“!Oye caserita, mira cómo vengo: traigo mango, piña y plátano suave y fresco pa ti!”, entona otro vendedor en una barriada donde vecinos comentaron que esos cantos fueron típicos en los años antes de la revolución de 1959, cuando el comercio callejero era uno de los sellos de la bulliciosa ciudad.
Tras la revolución, la venta ambulante fue prohibida por largos periodos y cargó con el estigma de ser una puerta abierta para el mercado negro y los vendedores ilegales. En la década del sesenta desapareció, cuando el Gobierno revolucionario eliminó los pequeños negocios; en los noventa proliferó con la nueva autorización del trabajo privado, y en los últimos tres años, tras las nuevas medidas económicas del presidente Raúl Castro para “actualizar” el socialismo cubano, ha vuelto a florecer.
Durante años, muchos de los vendedores en las calles eran discapacitados físicos que tenían autorización para ofertar productos artesanales en parques y portales. En varias ocasiones las autoridades informaron de redadas porque personas “inescrupulosas” utilizaban a los autorizados para vender sus productos ilegales.
En la actualidad el listado oficial de actividades permitidas al sector privado incluye la venta “ambulatoria” de comida, bebidas no alcohólicas y productos agrícolas, aunque también se está admitiendo la de “artículos varios” para el hogar. Por las calles se dejan ver ahora los típicos comerciantes de cucuruchos de maní (cacahuete), a los que se han sumado los de churros, helado, pan, tamales, productos de limpieza, cazuelas, exprimidores de cítricos, cubos, cafeteras, coladores.
Trabajan empujando pequeños carros de mercancía, sobre bicicletas con vitrinas de cristal y neveras para la comida, o cargando sus artículos en bolsos o sobre la espalda.
“Es igual que antes de la revolución, vas pregonando toda la mercancía, día tras día”, dijo Lázaro Rodríguez, un jubilado de 70 años que en su adolescencia trabajó como vendedor callejero y ha vuelto al oficio con licencia de “carretillero”.
Rodríguez, quien durante décadas administró bodegas estatales, explicó que el negocio “da para vivir normalmente, sin lujos” y opinó que lo más incómodo son los inspectores.
Los “carretilleros” impulsan carretones de frutas, viandas y vegetales por las barriadas, con paradas a la sombra, y quizás sean los más conocidos y polémicos de todos los ambulantes.
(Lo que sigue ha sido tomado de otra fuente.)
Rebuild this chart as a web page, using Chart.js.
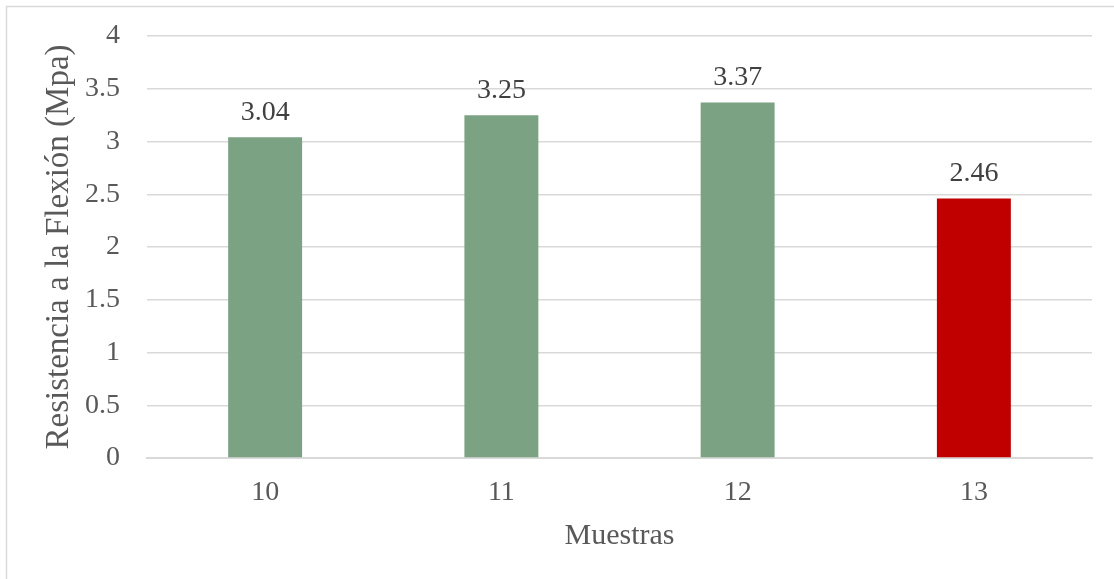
<!DOCTYPE html>
<html>
<head>
<meta charset="utf-8">
<script src="https://cdn.jsdelivr.net/npm/chart.js@4"></script>
<style>
  html, body { margin: 0; padding: 0; background: #fff; }
  #wrap { width: 1114px; height: 579px; position: relative; }
</style>
</head>
<body>
<div id="wrap"><canvas id="flexChart"></canvas></div>
<script>
// Flexural strength per sample
const muestras = ["10", "11", "12", "13"];
const resistencia = [3.04, 3.25, 3.37, 2.46];
const barColors = ["#7BA283", "#7BA283", "#7BA283", "#C00000"];
const yTicks = [0, 0.5, 1, 1.5, 2, 2.5, 3, 3.5, 4];

const serif = "'Liberation Serif', 'Times New Roman', serif";
const tickSize = 28;

// -----------------------------
// Value labels above each bar
// -----------------------------
const valueLabels = {
  id: "valueLabels",
  afterDatasetsDraw(chart) {
    const ctx = chart.ctx;
    const meta = chart.getDatasetMeta(0);
    ctx.save();
    ctx.font = tickSize + "px " + serif;
    ctx.fillStyle = "#404040";
    ctx.textAlign = "center";
    ctx.textBaseline = "alphabetic";
    meta.data.forEach((bar, i) => {
      ctx.fillText(resistencia[i].toFixed(2), bar.x, bar.y - 17);
    });
    ctx.restore();
  }
};

// -----------------------------
// Light frame around the chart
// -----------------------------
const frame = {
  id: "frame",
  beforeDraw(chart) {
    const ctx = chart.ctx;
    ctx.save();
    ctx.fillStyle = "#fff";
    ctx.fillRect(0, 0, chart.width, chart.height);
    ctx.strokeStyle = "#d9d9d9";
    ctx.lineWidth = 1.5;
    ctx.strokeRect(6.5, 6.5, chart.width + 10, chart.height + 10);
    ctx.restore();
  }
};

new Chart(document.getElementById("flexChart"), {
  type: "bar",
  data: {
    labels: muestras,
    datasets: [{
      data: resistencia,
      backgroundColor: barColors,
      barPercentage: 0.313,
      categoryPercentage: 1
    }]
  },
  options: {
    responsive: true,
    maintainAspectRatio: false,
    animation: false,
    layout: { padding: { left: 0, right: 22, top: 36, bottom: 0 } },
    plugins: {
      legend: { display: false },
      tooltip: { enabled: false }
    },
    scales: {
      x: {
        grid: { display: false, drawTicks: false },
        border: { color: "#d9d9d9", width: 2 },
        ticks: {
          color: "#595959",
          font: { family: serif, size: tickSize },
          padding: 18
        },
        title: {
          display: true,
          text: "Muestras",
          color: "#595959",
          font: { family: serif, size: 30 },
          padding: { top: 10, bottom: 25 }
        },
        afterFit(scale) { scale.height = 121; }
      },
      y: {
        min: 0,
        max: 4,
        afterBuildTicks(scale) {
          scale.ticks = yTicks.map(v => ({ value: v }));
        },
        grid: { color: "#d9d9d9", lineWidth: 1.5, drawTicks: false },
        border: { display: false },
        ticks: {
          color: "#595959",
          font: { family: serif, size: tickSize, lineHeight: 0.5 },
          padding: 27,
          callback: v => String(v)
        },
        title: {
          display: true,
          text: "Resistencia a la Flexión (Mpa)",
          color: "#595959",
          font: { family: serif, size: 33 },
          padding: { top: 40, bottom: 0 }
        },
        afterFit(scale) {
          scale.width = 147;
          scale.paddingTop = 0;
          scale.paddingBottom = 0;
        }
      }
    }
  },
  plugins: [frame, valueLabels]
});
</script>
</body>
</html>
Según datos oficiales de 2012, la urbe tenía más de 3 mil 200 de esos vendedores, inicialmente muy criticados por sus precios, por obstruir el paso en las avenidas y hasta por “afear” la ciudad.
Las autoridades de Trabajo de La Habana informaron entonces sobre reuniones con ellos para “promover orden y disciplina” en su gestión.
Por otra parte, a inicios de este año las autoridades de Salud Pública anunciaron asimismo medidas con los vendedores en general, y dijeron que serían “exigentes” con esos que entran a las instalaciones médicas ofertando desde alimentos hasta celulares.
Pero los comerciantes ambulantes de La Habana también venden servicios, y hasta compran.
Por ejemplo, están los reparadores de todo tipo de artefactos -como colchones, cocinas y ventiladores- y los que se ofrecen para comprar a buen precio frascos vacíos de perfumes “de marca”, botellas, relojes rotos, u oro.
“¡Se compra cualquier pedacito de oro!”, es el sorpresivo pregón que apareció un día en la ciudad, y que se ha convertido en frase popular y motivo de broma entre muchos cubanos.
La legalidad de esa y otras prácticas está en tela de juicio, y a algunos ambulantes se les considera “revendedores ilegales”.
El paisaje lo completan algunos vendedores de paso que se ubican en portales y esquinas con objetos de uso (zapatos, juguetes, libros, artículos de ferretería), y que en su mayoría son jubilados que buscan algún ingreso extra.